▶ **Written task**
Starting at the first line of the listing below, retype each line up to and including the one that contains "const classColors = ['#F8766D', '#00BA38', '#619CFF'];". Leave pictures out.

Start of Provided material

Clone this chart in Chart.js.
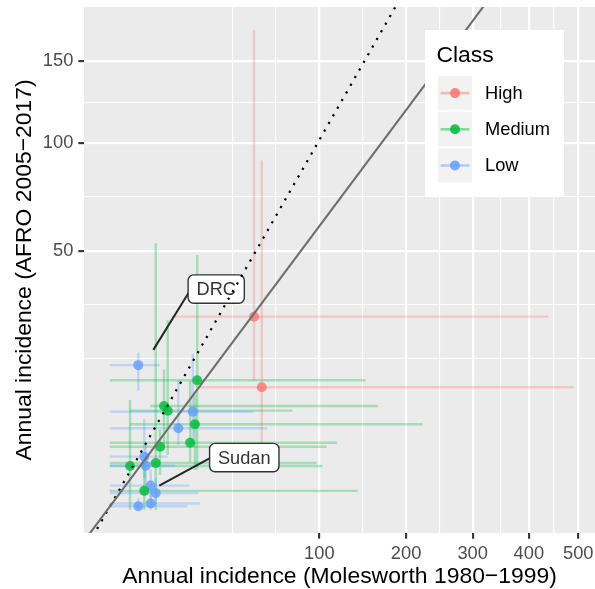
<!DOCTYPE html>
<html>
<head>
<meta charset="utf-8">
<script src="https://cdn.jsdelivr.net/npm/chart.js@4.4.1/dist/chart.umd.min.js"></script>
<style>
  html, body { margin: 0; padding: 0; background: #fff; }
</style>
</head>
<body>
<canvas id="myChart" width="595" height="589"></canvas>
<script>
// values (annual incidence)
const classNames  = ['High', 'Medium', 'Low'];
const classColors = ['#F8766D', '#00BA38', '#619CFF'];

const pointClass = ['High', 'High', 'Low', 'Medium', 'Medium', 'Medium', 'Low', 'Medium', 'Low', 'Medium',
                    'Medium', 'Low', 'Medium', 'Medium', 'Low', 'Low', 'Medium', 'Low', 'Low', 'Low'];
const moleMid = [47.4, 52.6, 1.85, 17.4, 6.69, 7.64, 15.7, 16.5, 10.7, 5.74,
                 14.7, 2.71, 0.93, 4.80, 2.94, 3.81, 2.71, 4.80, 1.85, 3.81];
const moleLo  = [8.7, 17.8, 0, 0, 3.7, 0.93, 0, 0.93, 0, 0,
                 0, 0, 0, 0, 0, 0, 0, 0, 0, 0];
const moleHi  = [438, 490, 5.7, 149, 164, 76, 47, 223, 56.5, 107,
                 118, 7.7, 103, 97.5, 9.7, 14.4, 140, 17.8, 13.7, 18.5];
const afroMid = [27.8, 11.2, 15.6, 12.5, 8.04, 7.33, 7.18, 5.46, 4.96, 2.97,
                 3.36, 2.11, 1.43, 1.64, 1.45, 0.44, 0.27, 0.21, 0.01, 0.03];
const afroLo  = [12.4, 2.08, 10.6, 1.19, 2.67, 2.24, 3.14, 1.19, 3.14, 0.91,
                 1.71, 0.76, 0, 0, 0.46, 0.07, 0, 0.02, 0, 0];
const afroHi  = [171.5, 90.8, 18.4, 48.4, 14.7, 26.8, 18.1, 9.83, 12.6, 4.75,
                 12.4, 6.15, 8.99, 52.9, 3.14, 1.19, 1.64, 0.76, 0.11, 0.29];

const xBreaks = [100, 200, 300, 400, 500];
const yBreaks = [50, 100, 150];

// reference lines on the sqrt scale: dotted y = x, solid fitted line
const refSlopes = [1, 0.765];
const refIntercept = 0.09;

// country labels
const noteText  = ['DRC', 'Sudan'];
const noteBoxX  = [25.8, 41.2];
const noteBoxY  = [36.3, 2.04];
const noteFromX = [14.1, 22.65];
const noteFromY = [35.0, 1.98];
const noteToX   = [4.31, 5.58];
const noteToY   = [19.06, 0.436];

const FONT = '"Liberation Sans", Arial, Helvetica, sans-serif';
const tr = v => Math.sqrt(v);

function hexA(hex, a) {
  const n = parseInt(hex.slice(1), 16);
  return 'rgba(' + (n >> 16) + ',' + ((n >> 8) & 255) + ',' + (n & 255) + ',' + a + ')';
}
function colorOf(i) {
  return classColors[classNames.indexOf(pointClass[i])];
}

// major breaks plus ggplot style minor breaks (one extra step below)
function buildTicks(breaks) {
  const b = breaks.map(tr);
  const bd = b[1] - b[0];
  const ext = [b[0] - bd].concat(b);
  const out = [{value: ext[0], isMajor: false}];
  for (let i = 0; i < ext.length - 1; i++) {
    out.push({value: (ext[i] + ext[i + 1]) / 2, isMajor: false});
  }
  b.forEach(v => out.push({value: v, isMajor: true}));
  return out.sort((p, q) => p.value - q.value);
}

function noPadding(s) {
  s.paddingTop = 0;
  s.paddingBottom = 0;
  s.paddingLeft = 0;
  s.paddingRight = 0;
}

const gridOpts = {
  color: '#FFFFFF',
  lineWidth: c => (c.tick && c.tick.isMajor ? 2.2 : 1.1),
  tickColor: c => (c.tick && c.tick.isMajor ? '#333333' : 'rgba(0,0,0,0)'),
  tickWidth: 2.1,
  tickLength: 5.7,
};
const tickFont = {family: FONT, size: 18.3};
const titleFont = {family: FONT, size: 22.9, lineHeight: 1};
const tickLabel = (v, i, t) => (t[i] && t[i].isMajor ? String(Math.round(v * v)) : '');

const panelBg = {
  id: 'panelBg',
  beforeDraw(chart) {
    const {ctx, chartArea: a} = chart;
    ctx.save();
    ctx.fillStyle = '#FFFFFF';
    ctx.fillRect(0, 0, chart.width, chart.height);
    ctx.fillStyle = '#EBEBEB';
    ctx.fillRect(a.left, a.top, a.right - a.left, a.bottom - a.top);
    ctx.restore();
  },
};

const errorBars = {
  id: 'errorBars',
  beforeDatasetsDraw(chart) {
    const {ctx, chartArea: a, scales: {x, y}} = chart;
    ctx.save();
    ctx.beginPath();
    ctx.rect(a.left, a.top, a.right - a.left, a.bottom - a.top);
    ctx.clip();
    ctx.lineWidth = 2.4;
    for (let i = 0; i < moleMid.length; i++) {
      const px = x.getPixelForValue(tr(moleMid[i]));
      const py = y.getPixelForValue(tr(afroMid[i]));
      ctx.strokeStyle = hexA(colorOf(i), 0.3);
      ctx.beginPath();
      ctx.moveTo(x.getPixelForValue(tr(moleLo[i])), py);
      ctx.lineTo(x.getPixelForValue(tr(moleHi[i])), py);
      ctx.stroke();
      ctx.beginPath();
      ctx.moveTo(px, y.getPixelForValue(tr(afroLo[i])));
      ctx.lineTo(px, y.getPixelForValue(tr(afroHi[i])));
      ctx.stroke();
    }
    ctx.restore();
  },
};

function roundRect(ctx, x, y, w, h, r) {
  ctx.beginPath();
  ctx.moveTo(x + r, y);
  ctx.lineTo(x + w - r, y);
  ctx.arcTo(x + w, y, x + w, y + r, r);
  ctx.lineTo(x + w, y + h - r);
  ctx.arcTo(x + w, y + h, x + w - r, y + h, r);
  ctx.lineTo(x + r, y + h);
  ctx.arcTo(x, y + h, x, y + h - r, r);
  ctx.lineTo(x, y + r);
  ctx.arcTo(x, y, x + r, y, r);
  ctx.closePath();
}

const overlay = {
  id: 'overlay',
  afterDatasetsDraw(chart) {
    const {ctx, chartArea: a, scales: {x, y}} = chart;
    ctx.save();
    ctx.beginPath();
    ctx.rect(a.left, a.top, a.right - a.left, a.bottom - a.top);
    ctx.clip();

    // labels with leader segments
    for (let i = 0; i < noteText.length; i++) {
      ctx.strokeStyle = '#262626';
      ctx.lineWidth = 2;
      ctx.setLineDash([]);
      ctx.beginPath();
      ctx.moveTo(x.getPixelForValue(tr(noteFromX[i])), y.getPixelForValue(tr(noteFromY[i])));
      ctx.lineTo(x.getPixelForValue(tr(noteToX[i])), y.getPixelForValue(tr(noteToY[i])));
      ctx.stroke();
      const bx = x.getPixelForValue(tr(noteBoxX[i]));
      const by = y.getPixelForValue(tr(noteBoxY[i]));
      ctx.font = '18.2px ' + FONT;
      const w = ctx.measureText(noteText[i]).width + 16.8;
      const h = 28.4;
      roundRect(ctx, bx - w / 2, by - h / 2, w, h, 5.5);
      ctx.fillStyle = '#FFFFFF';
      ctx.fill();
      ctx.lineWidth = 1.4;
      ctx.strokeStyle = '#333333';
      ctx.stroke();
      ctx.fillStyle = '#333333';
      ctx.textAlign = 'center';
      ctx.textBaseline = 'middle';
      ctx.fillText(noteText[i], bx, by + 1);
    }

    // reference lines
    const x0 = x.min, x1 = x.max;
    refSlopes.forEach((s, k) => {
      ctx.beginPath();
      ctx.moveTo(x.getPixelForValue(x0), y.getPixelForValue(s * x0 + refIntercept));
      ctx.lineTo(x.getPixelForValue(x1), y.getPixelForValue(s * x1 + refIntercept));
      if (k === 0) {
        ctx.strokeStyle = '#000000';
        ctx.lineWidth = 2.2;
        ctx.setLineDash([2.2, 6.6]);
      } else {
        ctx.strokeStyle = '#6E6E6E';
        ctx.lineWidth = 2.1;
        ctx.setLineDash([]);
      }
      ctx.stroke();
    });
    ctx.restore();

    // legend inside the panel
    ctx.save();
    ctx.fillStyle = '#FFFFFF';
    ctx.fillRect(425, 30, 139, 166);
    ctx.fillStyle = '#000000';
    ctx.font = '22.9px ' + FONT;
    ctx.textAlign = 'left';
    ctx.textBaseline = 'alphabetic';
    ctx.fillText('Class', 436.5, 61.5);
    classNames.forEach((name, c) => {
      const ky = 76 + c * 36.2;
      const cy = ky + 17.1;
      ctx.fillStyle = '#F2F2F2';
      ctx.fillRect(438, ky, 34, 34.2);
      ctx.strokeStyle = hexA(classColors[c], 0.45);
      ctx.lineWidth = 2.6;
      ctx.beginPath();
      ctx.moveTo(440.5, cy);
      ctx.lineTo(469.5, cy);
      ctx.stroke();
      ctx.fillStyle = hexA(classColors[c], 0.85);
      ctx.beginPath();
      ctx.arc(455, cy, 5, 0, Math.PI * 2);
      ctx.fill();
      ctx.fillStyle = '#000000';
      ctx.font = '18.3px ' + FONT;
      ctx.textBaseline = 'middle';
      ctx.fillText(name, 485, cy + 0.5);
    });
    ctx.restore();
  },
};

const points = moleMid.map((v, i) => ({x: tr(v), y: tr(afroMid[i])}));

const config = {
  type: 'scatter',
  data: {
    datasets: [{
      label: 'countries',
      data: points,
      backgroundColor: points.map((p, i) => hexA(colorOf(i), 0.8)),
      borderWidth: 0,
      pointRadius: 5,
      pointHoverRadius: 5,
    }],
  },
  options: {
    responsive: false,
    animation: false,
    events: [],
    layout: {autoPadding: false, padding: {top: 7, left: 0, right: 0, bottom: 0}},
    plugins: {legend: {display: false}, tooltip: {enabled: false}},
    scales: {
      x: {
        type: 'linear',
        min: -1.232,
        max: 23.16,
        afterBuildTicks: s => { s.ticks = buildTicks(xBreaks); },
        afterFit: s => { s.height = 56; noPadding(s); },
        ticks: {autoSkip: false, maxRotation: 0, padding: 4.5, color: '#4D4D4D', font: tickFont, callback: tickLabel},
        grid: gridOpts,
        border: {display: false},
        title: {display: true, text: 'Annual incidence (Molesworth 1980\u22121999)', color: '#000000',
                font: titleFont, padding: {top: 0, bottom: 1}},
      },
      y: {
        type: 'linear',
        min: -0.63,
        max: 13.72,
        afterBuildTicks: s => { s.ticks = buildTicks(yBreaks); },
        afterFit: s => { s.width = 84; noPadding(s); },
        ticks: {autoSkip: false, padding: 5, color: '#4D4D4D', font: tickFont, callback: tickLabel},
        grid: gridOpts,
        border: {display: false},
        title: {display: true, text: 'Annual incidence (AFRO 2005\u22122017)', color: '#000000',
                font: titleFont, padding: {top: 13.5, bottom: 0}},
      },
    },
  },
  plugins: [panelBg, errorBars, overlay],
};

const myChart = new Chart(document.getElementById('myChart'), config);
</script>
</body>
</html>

End of Provided material

▶ **Output**
Clone this chart in Chart.js.
<!DOCTYPE html>
<html>
<head>
<meta charset="utf-8">
<script src="https://cdn.jsdelivr.net/npm/chart.js@4.4.1/dist/chart.umd.min.js"></script>
<style>
  html, body { margin: 0; padding: 0; background: #fff; }
</style>
</head>
<body>
<canvas id="myChart" width="595" height="589"></canvas>
<script>
// values (annual incidence)
const classNames  = ['High', 'Medium', 'Low'];
const classColors = ['#F8766D', '#00BA38', '#619CFF'];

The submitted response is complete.